'''
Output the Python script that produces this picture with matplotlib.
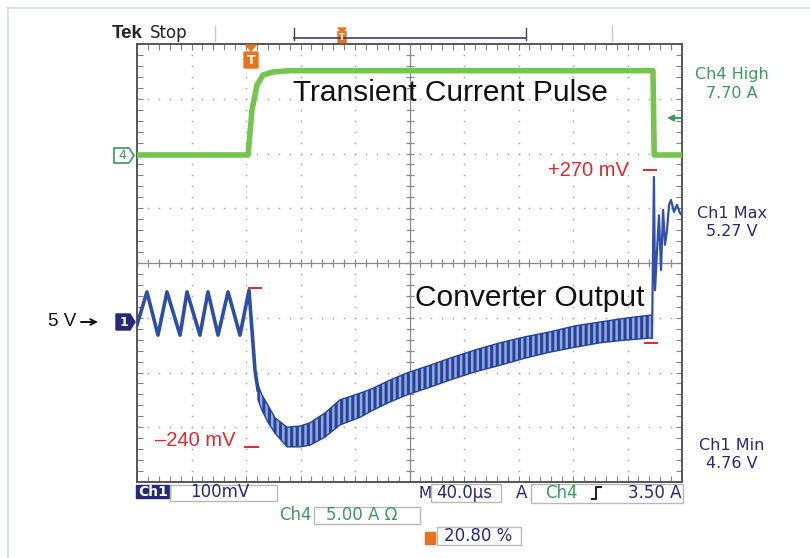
import numpy as np
import matplotlib
matplotlib.use('Agg')
from matplotlib import pyplot as plt
from matplotlib.patches import Polygon, Rectangle, FancyBboxPatch

# time in us (40 us/div), ch1 in V (100 mV/div), ch4 in A (5 A/div)
ch1_t = [0, 7.3, 15.4, 22.0, 31.6, 36.7, 46.2, 52.1, 59.5, 66.8, 75.6, 82.2, 84.4, 86.6, 88.8]
ch1_v = [4.995, 5.055, 4.976, 5.055, 4.976, 5.055, 4.976, 5.055, 4.976, 5.055, 4.976, 5.058, 4.985, 4.912, 4.876]

# ripple band after the load step (upper / lower envelope)
ripple_t = [88.8, 91.7, 96.1, 101.3, 110.1, 119.6, 127.0, 138.0, 149.0, 163.7, 173.2, 185.7,
            198.2, 215.0, 229.7, 248.1, 266.4, 284.8, 303.1, 321.5, 339.8, 358.2, 378.0]
ripple_hi = [4.885, 4.867, 4.848, 4.825, 4.808, 4.810, 4.816, 4.834, 4.858, 4.870, 4.879, 4.894,
             4.907, 4.921, 4.934, 4.949, 4.962, 4.973, 4.982, 4.993, 5.000, 5.007, 5.013]
ripple_lo = [4.858, 4.839, 4.817, 4.797, 4.772, 4.772, 4.775, 4.790, 4.812, 4.826, 4.839, 4.854,
             4.867, 4.881, 4.894, 4.909, 4.921, 4.934, 4.945, 4.954, 4.962, 4.967, 4.971]

# overshoot when the load is released
spike_t = [378.0, 379.4, 380.2, 381.7, 383.1, 384.6, 386.1, 387.5, 389.0, 390.5, 391.9, 394.1, 396.3, 398.5, 400.0]
spike_v = [4.971, 5.265, 5.058, 5.132, 5.195, 5.095, 5.205, 5.141, 5.168, 5.214, 5.223, 5.201, 5.214, 5.199, 5.195]

ch4_t = [0, 81.5, 84.4, 88.1, 92.5, 99.8, 112.3, 378.7, 379.6, 400]
ch4_a = [0, 0, 4.11, 6.39, 7.31, 7.58, 7.70, 7.70, 0, 0]

ch1_off = -1.078   # 5 V marker position (div)
ch4_off = 1.973    # ch4 ground marker (div)

def dt(t):
    return np.array(t) / 40.0

def d1(v):
    return (np.array(v) - 5.0) / 0.1 + ch1_off

def d4(a):
    return np.array(a) / 5.0 + ch4_off

plt.rcParams['hatch.linewidth'] = 2.2
fig = plt.figure(figsize=(8.1, 5.58), dpi=100)
ax = fig.add_axes([137/810, 1-482/558, 545/810, 438/558])
ax.set_xlim(0, 10)
ax.set_ylim(-4, 4)

grid_c = '#a8a8a8'
xminor = np.arange(0, 10.001, 0.2)
yminor = np.arange(-4, 4.001, 0.2)
for xi in range(1, 10):
    if xi == 5:
        continue
    ax.plot([xi]*len(yminor), yminor, ls='', marker='o', ms=1.2, mew=0, color=grid_c)
for yi in range(-3, 4):
    if yi == 0:
        continue
    ax.plot(xminor, [yi]*len(xminor), ls='', marker='o', ms=1.2, mew=0, color=grid_c)
ax.axvline(5, color='#8a8a8a', lw=0.9)
ax.axhline(0, color='#8a8a8a', lw=0.9)
ax.plot(xminor, np.zeros(len(xminor)), ls='', marker='|', ms=6, mew=0.9, color='#8a8a8a')
ax.plot(np.full(len(yminor), 5.0), yminor, ls='', marker='_', ms=6, mew=0.9, color='#8a8a8a')

ax.set_xticks(xminor)
ax.set_yticks(yminor)
ax.tick_params(direction='in', length=4, width=0.8, color='#808080', top=True, right=True,
               labelbottom=False, labelleft=False)
for s in ax.spines.values():
    s.set_color('#555555')
    s.set_linewidth(1.4)

# traces
ax.plot(dt(ch4_t), d4(ch4_a), color='#74c44e', lw=4, solid_joinstyle='round', zorder=3)
ax.plot(dt(ch1_t), d1(ch1_v), color='#2d4ea6', lw=2.6, zorder=4)
ax.fill_between(dt(ripple_t), d1(ripple_lo), d1(ripple_hi), facecolor='#95a8da',
                edgecolor='#26439c', hatch='|||', lw=1.0, zorder=4)
ax.plot(dt(spike_t), d1(spike_v), color='#3050b0', lw=1.6, zorder=4)

# overlay in pixel coordinates
ov = fig.add_axes([0, 0, 1, 1])
ov.set_xlim(0, 810)
ov.set_ylim(558, 0)
ov.axis('off')
ov.patch.set_alpha(0)

frame_c = '#d3dbe4'
ov.plot([8, 810], [8, 8], color=frame_c, lw=1.2)
ov.plot([8, 8], [8, 558], color=frame_c, lw=1.2)

navy = '#26287a'
green = '#3a9a5c'
red = '#e3262b'
orange = '#e8731e'

ov.text(112, 33, 'Tek', fontsize=13.5, fontweight='bold', color='#222222', va='center',
        family='Liberation Sans')
ov.text(150, 33, 'Stop', fontsize=12, color='#222222', va='center', family='DejaVu Sans')
ov.plot([215, 215], [26, 41], color='#c8c8c8', lw=1)
ov.plot([612, 612], [26, 41], color='#c8c8c8', lw=1)
ov.plot([294, 526], [38, 38], color='#3d4070', lw=1.2)
ov.plot([294, 294], [28, 40], color='#3d4070', lw=1)
ov.plot([526, 526], [28, 40], color='#3d4070', lw=1)
ov.add_patch(Polygon([[338, 28], [346, 28], [342, 32]], closed=True, color=orange))
ov.add_patch(FancyBboxPatch((338.5, 32), 7, 10, boxstyle='round,pad=0.5', color=orange))
ov.text(342, 37.5, 'T', fontsize=6, color='white', ha='center', va='center', fontweight='bold')

# trigger marker
ov.add_patch(Polygon([[246, 45], [256, 45], [251, 51]], closed=True, color=orange))
ov.add_patch(FancyBboxPatch((245, 53), 12, 14, boxstyle='round,pad=1', color=orange))
ov.text(251, 60.5, 'T', fontsize=9, color='white', ha='center', va='center', fontweight='bold')

# channel markers
ov.add_patch(Polygon([[114, 148], [129, 148], [134, 155.5], [129, 163], [114, 163]],
                     closed=True, facecolor='white', edgecolor=green, lw=1.2))
ov.text(122, 155.5, '4', fontsize=9, color=green, ha='center', va='center')
ov.add_patch(Polygon([[116, 314], [130, 314], [135, 322], [130, 330], [116, 330]],
                     closed=True, color=navy))
ov.text(124, 322, '1', fontsize=9, color='white', ha='center', va='center', fontweight='bold')
ov.text(48, 322, '5 V', fontsize=13.5, color='#111111', va='center', family='Liberation Sans')
ov.annotate('', xy=(98, 322), xytext=(81, 322),
            arrowprops=dict(arrowstyle='->', color='#111111', lw=1.4, mutation_scale=10,
                            shrinkA=0, shrinkB=0))

# labels on the traces
ov.text(293, 93, 'Transient Current Pulse', fontsize=21.5, color='#111111', va='center',
        family='Liberation Sans')
ov.text(415, 298, 'Converter Output', fontsize=21.5, color='#111111', va='center',
        family='Liberation Sans')
ov.text(548, 170, '+270 mV', fontsize=14.5, color=red, va='center', family='Liberation Sans')
ov.plot([644, 656], [170, 170], color=red, lw=1.4)
ov.text(155, 441, '\u2013240 mV', fontsize=14.5, color=red, va='center', family='Liberation Sans')
ov.plot([245, 258], [447, 447], color=red, lw=1.4)
ov.plot([249, 261], [288, 288], color=red, lw=1.4)
ov.plot([645, 657], [343, 343], color=red, lw=1.4)

# right hand readouts
ro = dict(fontsize=11.5, ha='center', va='center')
ov.text(732, 75, 'Ch4 High', color=green, **ro)
ov.text(732, 93, '7.70 A', color=green, **ro)
ov.annotate('', xy=(667, 118), xytext=(681, 118),
            arrowprops=dict(arrowstyle='-|>', color=green, lw=1.4, mutation_scale=9,
                            shrinkA=0, shrinkB=0))
ov.text(732, 213, 'Ch1 Max', color=navy, **ro)
ov.text(732, 231, '5.27 V', color=navy, **ro)
ov.text(732, 445, 'Ch1 Min', color=navy, **ro)
ov.text(732, 463, '4.76 V', color=navy, **ro)

# bottom status bar
box_c = '#b8b8b8'
bb = dict(fontsize=11, va='center')
nb = dict(fontsize=12, va='center')
ov.add_patch(Rectangle((136, 485), 34, 13, color=navy))
ov.text(153, 491.5, 'Ch1', fontsize=10, color='white', ha='center', va='center', fontweight='bold')
ov.add_patch(Rectangle((170, 485), 107, 16, fill=False, edgecolor=box_c, lw=1))
ov.text(190, 492, '100mV', color=navy, **nb)
ov.text(419, 493, 'M', color=navy, **bb)
ov.add_patch(Rectangle((431, 484), 70, 18, fill=False, edgecolor=box_c, lw=1))
ov.text(436, 493, '40.0\u03bcs', color=navy, **nb)
ov.text(516, 493, 'A', color=navy, **nb)
ov.add_patch(Rectangle((531, 484), 152, 19, fill=False, edgecolor=box_c, lw=1))
ov.text(545, 493, 'Ch4', color=green, **nb)
ov.plot([592, 596, 596, 601], [499, 499, 487, 487], color='#222222', lw=1.5)
ov.text(682, 493, '3.50 A', color=navy, ha='right', fontsize=12, va='center')

ov.text(279, 515, 'Ch4', color=green, **nb)
ov.add_patch(Rectangle((314, 507), 106, 17, fill=False, edgecolor=box_c, lw=1))
ov.text(326, 515.5, '5.00 A \u03a9', color=green, **nb)

ov.add_patch(Rectangle((425, 532), 10, 12, color=orange))
ov.add_patch(Rectangle((437, 527), 84, 18, fill=False, edgecolor=box_c, lw=1))
ov.text(444, 536, '20.80 %', color=navy, **nb)

fig.savefig('out.png', dpi=100)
'''
DESCRIPTION OF THE TASK
Restate the material word for word from its first line through the line containing "ax.set_ylim(-4, 4)", both included; the pictures do not belong in it.

EXERCISE SOLUTION
Output the Python script that produces this picture with matplotlib.
import numpy as np
import matplotlib
matplotlib.use('Agg')
from matplotlib import pyplot as plt
from matplotlib.patches import Polygon, Rectangle, FancyBboxPatch

# time in us (40 us/div), ch1 in V (100 mV/div), ch4 in A (5 A/div)
ch1_t = [0, 7.3, 15.4, 22.0, 31.6, 36.7, 46.2, 52.1, 59.5, 66.8, 75.6, 82.2, 84.4, 86.6, 88.8]
ch1_v = [4.995, 5.055, 4.976, 5.055, 4.976, 5.055, 4.976, 5.055, 4.976, 5.055, 4.976, 5.058, 4.985, 4.912, 4.876]

# ripple band after the load step (upper / lower envelope)
ripple_t = [88.8, 91.7, 96.1, 101.3, 110.1, 119.6, 127.0, 138.0, 149.0, 163.7, 173.2, 185.7,
            198.2, 215.0, 229.7, 248.1, 266.4, 284.8, 303.1, 321.5, 339.8, 358.2, 378.0]
ripple_hi = [4.885, 4.867, 4.848, 4.825, 4.808, 4.810, 4.816, 4.834, 4.858, 4.870, 4.879, 4.894,
             4.907, 4.921, 4.934, 4.949, 4.962, 4.973, 4.982, 4.993, 5.000, 5.007, 5.013]
ripple_lo = [4.858, 4.839, 4.817, 4.797, 4.772, 4.772, 4.775, 4.790, 4.812, 4.826, 4.839, 4.854,
             4.867, 4.881, 4.894, 4.909, 4.921, 4.934, 4.945, 4.954, 4.962, 4.967, 4.971]

# overshoot when the load is released
spike_t = [378.0, 379.4, 380.2, 381.7, 383.1, 384.6, 386.1, 387.5, 389.0, 390.5, 391.9, 394.1, 396.3, 398.5, 400.0]
spike_v = [4.971, 5.265, 5.058, 5.132, 5.195, 5.095, 5.205, 5.141, 5.168, 5.214, 5.223, 5.201, 5.214, 5.199, 5.195]

ch4_t = [0, 81.5, 84.4, 88.1, 92.5, 99.8, 112.3, 378.7, 379.6, 400]
ch4_a = [0, 0, 4.11, 6.39, 7.31, 7.58, 7.70, 7.70, 0, 0]

ch1_off = -1.078   # 5 V marker position (div)
ch4_off = 1.973    # ch4 ground marker (div)

def dt(t):
    return np.array(t) / 40.0

def d1(v):
    return (np.array(v) - 5.0) / 0.1 + ch1_off

def d4(a):
    return np.array(a) / 5.0 + ch4_off

plt.rcParams['hatch.linewidth'] = 2.2
fig = plt.figure(figsize=(8.1, 5.58), dpi=100)
ax = fig.add_axes([137/810, 1-482/558, 545/810, 438/558])
ax.set_xlim(0, 10)
ax.set_ylim(-4, 4)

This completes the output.